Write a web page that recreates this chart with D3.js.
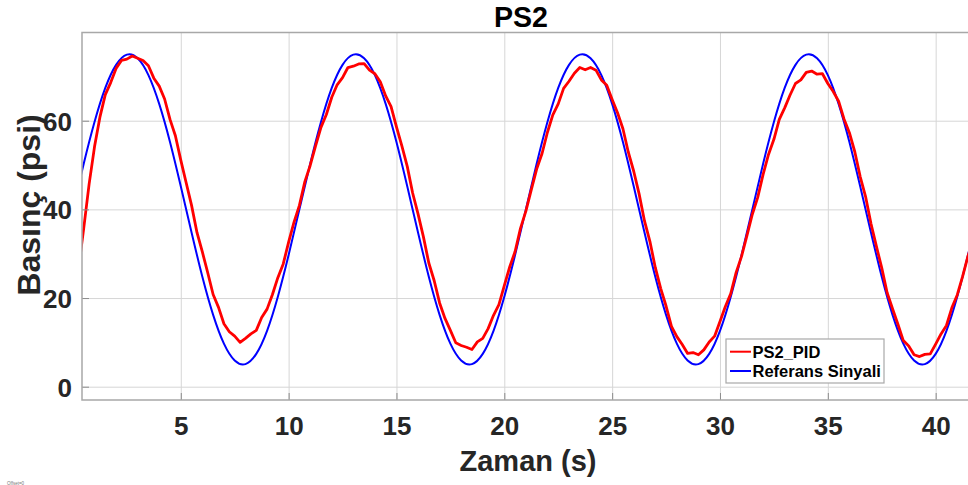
<!DOCTYPE html>
<html><head><meta charset="utf-8">
<script src="https://cdn.jsdelivr.net/npm/d3@7"></script>
<style>body{margin:0;background:#fff;} svg{display:block;font-family:"Liberation Sans",Arial,Helvetica,sans-serif;}</style>
</head><body><svg id="c" width="968" height="485"></svg>
<script>
const chartTitle = "PS2";
const xLabel = "Zaman (s)";
const yLabel = "Basınç (psi)";
const seriesNames = ["PS2_PID", "Referans Sinyali"];
const xTicks = [5, 10, 15, 20, 25, 30, 35, 40];
const yTicks = [0, 20, 40, 60];
const xDomain = [0.42, 42];
const yDomain = [-3, 79.9];
const footNote = "Offset=0";

// Referans Sinyali: sampled every 0.5 s starting at t = 0
const refStart = 0, refStep = 0.5;
const refValues = [
  40.0,50.3,59.7,67.4,72.6,74.9,74.1,70.3,63.8,55.2,45.2,34.8,24.8,16.2,9.7,5.9,5.1,7.4,12.6,20.3,29.7,
  40.0,50.3,59.7,67.4,72.6,74.9,74.1,70.3,63.8,55.2,45.2,34.8,24.8,16.2,9.7,5.9,5.1,7.4,12.6,20.3,29.7,
  40.0,50.3,59.7,67.4,72.6,74.9,74.1,70.3,63.8,55.2,45.2,34.8,24.8,16.2,9.7,5.9,5.1,7.4,12.6,20.3,29.7,
  40.0,50.3,59.7,67.4,72.6,74.9,74.1,70.3,63.8,55.2,45.2,34.8,24.8,16.2,9.7,5.9,5.1,7.4,12.6,20.3,29.7,
  40.0
];

// PS2_PID: sampled every 0.25 s starting at t = 0.25
const pidStart = 0.25, pidStep = 0.25;
const pidValues = [
  26.4,35.7,45.7,54.1,60.8,65.9,68.6,71.8,73.6,73.9,74.6,
  74.1,73.6,72.4,69.6,67.8,64.9,60.3,56.6,51.1,46.0,40.9,34.8,30.4,25.7,20.8,17.9,14.2,12.4,11.4,10.0,
  10.9,11.9,12.7,15.6,17.5,20.8,24.6,27.7,32.6,37.1,40.9,46.2,49.9,54.3,58.5,61.4,65.3,68.1,69.7,72.0,72.3,
  72.8,
  72.9,71.4,70.6,68.8,65.6,63.2,58.6,54.3,49.7,43.7,39.0,33.8,27.9,23.9,18.9,15.4,12.7,9.9,9.3,8.9,
  8.4,10.1,10.9,13.1,16.1,18.5,22.8,27.0,30.5,35.7,39.6,44.4,49.1,52.6,57.4,61.3,63.8,67.3,68.9,70.7,72.0,
  71.5,
  72.0,71.4,69.2,68.0,64.8,61.8,58.2,52.9,48.6,43.5,37.4,32.8,26.9,22.2,18.2,13.6,11.3,9.5,7.5,7.7,
  7.2,8.3,10.1,11.4,14.7,18.1,21.0,25.8,29.4,34.1,38.9,42.7,47.9,52.4,55.8,60.3,62.9,65.8,68.4,69.2,70.9,
  71.2,
  70.5,70.6,68.4,66.6,64.4,60.4,57.3,53.0,47.4,42.9,36.8,31.7,26.8,21.2,17.6,14.1,10.4,9.2,7.2,6.8,
  7.3,7.4,9.6,11.9,13.8,17.8,20.7,24.9,29.5,33.2
];

const svg = d3.select("#c");
const L = 82, T = 32.5, B = 400, R = 978.8, W = 968;
const x = d3.scaleLinear().domain(xDomain).range([L, R]);
const y = d3.scaleLinear().domain(yDomain).range([B, T]);

svg.append("rect").attr("width", 968).attr("height", 485).attr("fill", "#fff");

// grid
const gx = svg.append("g").attr("transform", `translate(0,${B})`)
  .call(d3.axisBottom(x).tickValues(xTicks).tickSize(-(B - T)).tickFormat(""));
gx.select(".domain").remove();
gx.selectAll("line").attr("stroke", "#d6d6d6").attr("stroke-width", 1);
const gy = svg.append("g").attr("transform", `translate(${L},0)`)
  .call(d3.axisLeft(y).tickValues(yTicks).tickSize(-(W - L)).tickFormat(""));
gy.select(".domain").remove();
gy.selectAll("line").attr("stroke", "#d6d6d6").attr("stroke-width", 1);

// clip
svg.append("clipPath").attr("id", "clip").append("rect")
  .attr("x", L).attr("y", T).attr("width", W - L).attr("height", B - T);

const refData = refValues.map((v, i) => [refStart + i * refStep, v]);
const pidData = pidValues.map((v, i) => [pidStart + i * pidStep, v]);

const lines = svg.append("g").attr("clip-path", "url(#clip)");
lines.append("path").datum(refData)
  .attr("d", d3.line().x(d => x(d[0])).y(d => y(d[1])).curve(d3.curveNatural))
  .attr("fill", "none").attr("stroke", "#0000ff").attr("stroke-width", 2);
lines.append("path").datum(pidData)
  .attr("d", d3.line().x(d => x(d[0])).y(d => y(d[1])))
  .attr("fill", "none").attr("stroke", "#ff0000").attr("stroke-width", 2.8)
  .attr("stroke-linejoin", "round");

// axes with inward ticks
const ax = svg.append("g").attr("transform", `translate(0,${B})`)
  .call(d3.axisBottom(x).tickValues(xTicks).tickSize(-7).tickPadding(17).tickFormat(d3.format("d")));
ax.select(".domain").remove();
ax.selectAll("line").attr("stroke", "#8c8c8c");
ax.selectAll("text").attr("font-size", 26).attr("font-weight", "bold").attr("fill", "#262626")
  .attr("font-family", "Liberation Sans, Arial, sans-serif");

const ay = svg.append("g").attr("transform", `translate(${L},0)`)
  .call(d3.axisLeft(y).tickValues(yTicks).tickSize(-7).tickPadding(10).tickFormat(d3.format("d")));
ay.select(".domain").remove();
ay.selectAll("line").attr("stroke", "#8c8c8c");
ay.selectAll("text").attr("font-size", 26).attr("font-weight", "bold").attr("fill", "#262626")
  .attr("font-family", "Liberation Sans, Arial, sans-serif").attr("dy", "0.36em");

// box
svg.append("path").attr("d", `M${W},${T}H${L}V${B}H${W}`)
  .attr("fill", "none").attr("stroke", "#a8a8a8").attr("stroke-width", 1.5);

// texts
svg.append("text").attr("x", 521).attr("y", 27).attr("text-anchor", "middle")
  .attr("font-size", 28.6).attr("font-weight", "bold").attr("fill", "#000").text(chartTitle);
svg.append("text").attr("x", 528).attr("y", 471).attr("text-anchor", "middle")
  .attr("font-size", 29).attr("font-weight", "bold").attr("fill", "#262626").text(xLabel);
svg.append("text").attr("transform", "translate(40,205) rotate(-90)").attr("text-anchor", "middle")
  .attr("font-size", 32).attr("font-weight", "bold").attr("fill", "#262626").text(yLabel);
svg.append("text").attr("x", 7).attr("y", 484.5).attr("font-size", 4.5).attr("fill", "#777").text(footNote);

// legend
const lg = svg.append("g");
lg.append("rect").attr("x", 726).attr("y", 339).attr("width", 158).attr("height", 44)
  .attr("fill", "#fff").attr("stroke", "#a8a8a8").attr("stroke-width", 1.2);
const legendColors = ["#ff0000", "#0000ff"];
const legendY = [351.7, 371];
seriesNames.forEach((n, i) => {
  lg.append("line").attr("x1", 730).attr("x2", 751).attr("y1", legendY[i]).attr("y2", legendY[i])
    .attr("stroke", legendColors[i]).attr("stroke-width", 2);
  lg.append("text").attr("x", 752.5).attr("y", legendY[i] + 6).attr("font-size", 16.5)
    .attr("font-weight", "bold").attr("fill", "#000").text(n);
});
</script></body></html>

___

**To be done**
Your task is to reproduce all of the material exactly. The pictures stay out.

**Expected answer**
Write a web page that recreates this chart with D3.js.
<!DOCTYPE html>
<html><head><meta charset="utf-8">
<script src="https://cdn.jsdelivr.net/npm/d3@7"></script>
<style>body{margin:0;background:#fff;} svg{display:block;font-family:"Liberation Sans",Arial,Helvetica,sans-serif;}</style>
</head><body><svg id="c" width="968" height="485"></svg>
<script>
const chartTitle = "PS2";
const xLabel = "Zaman (s)";
const yLabel = "Basınç (psi)";
const seriesNames = ["PS2_PID", "Referans Sinyali"];
const xTicks = [5, 10, 15, 20, 25, 30, 35, 40];
const yTicks = [0, 20, 40, 60];
const xDomain = [0.42, 42];
const yDomain = [-3, 79.9];
const footNote = "Offset=0";

// Referans Sinyali: sampled every 0.5 s starting at t = 0
const refStart = 0, refStep = 0.5;
const refValues = [
  40.0,50.3,59.7,67.4,72.6,74.9,74.1,70.3,63.8,55.2,45.2,34.8,24.8,16.2,9.7,5.9,5.1,7.4,12.6,20.3,29.7,
  40.0,50.3,59.7,67.4,72.6,74.9,74.1,70.3,63.8,55.2,45.2,34.8,24.8,16.2,9.7,5.9,5.1,7.4,12.6,20.3,29.7,
  40.0,50.3,59.7,67.4,72.6,74.9,74.1,70.3,63.8,55.2,45.2,34.8,24.8,16.2,9.7,5.9,5.1,7.4,12.6,20.3,29.7,
  40.0,50.3,59.7,67.4,72.6,74.9,74.1,70.3,63.8,55.2,45.2,34.8,24.8,16.2,9.7,5.9,5.1,7.4,12.6,20.3,29.7,
  40.0
];

// PS2_PID: sampled every 0.25 s starting at t = 0.25
const pidStart = 0.25, pidStep = 0.25;
const pidValues = [
  26.4,35.7,45.7,54.1,60.8,65.9,68.6,71.8,73.6,73.9,74.6,
  74.1,73.6,72.4,69.6,67.8,64.9,60.3,56.6,51.1,46.0,40.9,34.8,30.4,25.7,20.8,17.9,14.2,12.4,11.4,10.0,
  10.9,11.9,12.7,15.6,17.5,20.8,24.6,27.7,32.6,37.1,40.9,46.2,49.9,54.3,58.5,61.4,65.3,68.1,69.7,72.0,72.3,
  72.8,
  72.9,71.4,70.6,68.8,65.6,63.2,58.6,54.3,49.7,43.7,39.0,33.8,27.9,23.9,18.9,15.4,12.7,9.9,9.3,8.9,
  8.4,10.1,10.9,13.1,16.1,18.5,22.8,27.0,30.5,35.7,39.6,44.4,49.1,52.6,57.4,61.3,63.8,67.3,68.9,70.7,72.0,
  71.5,
  72.0,71.4,69.2,68.0,64.8,61.8,58.2,52.9,48.6,43.5,37.4,32.8,26.9,22.2,18.2,13.6,11.3,9.5,7.5,7.7,
  7.2,8.3,10.1,11.4,14.7,18.1,21.0,25.8,29.4,34.1,38.9,42.7,47.9,52.4,55.8,60.3,62.9,65.8,68.4,69.2,70.9,
  71.2,
  70.5,70.6,68.4,66.6,64.4,60.4,57.3,53.0,47.4,42.9,36.8,31.7,26.8,21.2,17.6,14.1,10.4,9.2,7.2,6.8,
  7.3,7.4,9.6,11.9,13.8,17.8,20.7,24.9,29.5,33.2
];

const svg = d3.select("#c");
const L = 82, T = 32.5, B = 400, R = 978.8, W = 968;
const x = d3.scaleLinear().domain(xDomain).range([L, R]);
const y = d3.scaleLinear().domain(yDomain).range([B, T]);

svg.append("rect").attr("width", 968).attr("height", 485).attr("fill", "#fff");

// grid
const gx = svg.append("g").attr("transform", `translate(0,${B})`)
  .call(d3.axisBottom(x).tickValues(xTicks).tickSize(-(B - T)).tickFormat(""));
gx.select(".domain").remove();
gx.selectAll("line").attr("stroke", "#d6d6d6").attr("stroke-width", 1);
const gy = svg.append("g").attr("transform", `translate(${L},0)`)
  .call(d3.axisLeft(y).tickValues(yTicks).tickSize(-(W - L)).tickFormat(""));
gy.select(".domain").remove();
gy.selectAll("line").attr("stroke", "#d6d6d6").attr("stroke-width", 1);

// clip
svg.append("clipPath").attr("id", "clip").append("rect")
  .attr("x", L).attr("y", T).attr("width", W - L).attr("height", B - T);

const refData = refValues.map((v, i) => [refStart + i * refStep, v]);
const pidData = pidValues.map((v, i) => [pidStart + i * pidStep, v]);

const lines = svg.append("g").attr("clip-path", "url(#clip)");
lines.append("path").datum(refData)
  .attr("d", d3.line().x(d => x(d[0])).y(d => y(d[1])).curve(d3.curveNatural))
  .attr("fill", "none").attr("stroke", "#0000ff").attr("stroke-width", 2);
lines.append("path").datum(pidData)
  .attr("d", d3.line().x(d => x(d[0])).y(d => y(d[1])))
  .attr("fill", "none").attr("stroke", "#ff0000").attr("stroke-width", 2.8)
  .attr("stroke-linejoin", "round");

// axes with inward ticks
const ax = svg.append("g").attr("transform", `translate(0,${B})`)
  .call(d3.axisBottom(x).tickValues(xTicks).tickSize(-7).tickPadding(17).tickFormat(d3.format("d")));
ax.select(".domain").remove();
ax.selectAll("line").attr("stroke", "#8c8c8c");
ax.selectAll("text").attr("font-size", 26).attr("font-weight", "bold").attr("fill", "#262626")
  .attr("font-family", "Liberation Sans, Arial, sans-serif");

const ay = svg.append("g").attr("transform", `translate(${L},0)`)
  .call(d3.axisLeft(y).tickValues(yTicks).tickSize(-7).tickPadding(10).tickFormat(d3.format("d")));
ay.select(".domain").remove();
ay.selectAll("line").attr("stroke", "#8c8c8c");
ay.selectAll("text").attr("font-size", 26).attr("font-weight", "bold").attr("fill", "#262626")
  .attr("font-family", "Liberation Sans, Arial, sans-serif").attr("dy", "0.36em");

// box
svg.append("path").attr("d", `M${W},${T}H${L}V${B}H${W}`)
  .attr("fill", "none").attr("stroke", "#a8a8a8").attr("stroke-width", 1.5);

// texts
svg.append("text").attr("x", 521).attr("y", 27).attr("text-anchor", "middle")
  .attr("font-size", 28.6).attr("font-weight", "bold").attr("fill", "#000").text(chartTitle);
svg.append("text").attr("x", 528).attr("y", 471).attr("text-anchor", "middle")
  .attr("font-size", 29).attr("font-weight", "bold").attr("fill", "#262626").text(xLabel);
svg.append("text").attr("transform", "translate(40,205) rotate(-90)").attr("text-anchor", "middle")
  .attr("font-size", 32).attr("font-weight", "bold").attr("fill", "#262626").text(yLabel);
svg.append("text").attr("x", 7).attr("y", 484.5).attr("font-size", 4.5).attr("fill", "#777").text(footNote);

// legend
const lg = svg.append("g");
lg.append("rect").attr("x", 726).attr("y", 339).attr("width", 158).attr("height", 44)
  .attr("fill", "#fff").attr("stroke", "#a8a8a8").attr("stroke-width", 1.2);
const legendColors = ["#ff0000", "#0000ff"];
const legendY = [351.7, 371];
seriesNames.forEach((n, i) => {
  lg.append("line").attr("x1", 730).attr("x2", 751).attr("y1", legendY[i]).attr("y2", legendY[i])
    .attr("stroke", legendColors[i]).attr("stroke-width", 2);
  lg.append("text").attr("x", 752.5).attr("y", legendY[i] + 6).attr("font-size", 16.5)
    .attr("font-weight", "bold").attr("fill", "#000").text(n);
});
</script></body></html>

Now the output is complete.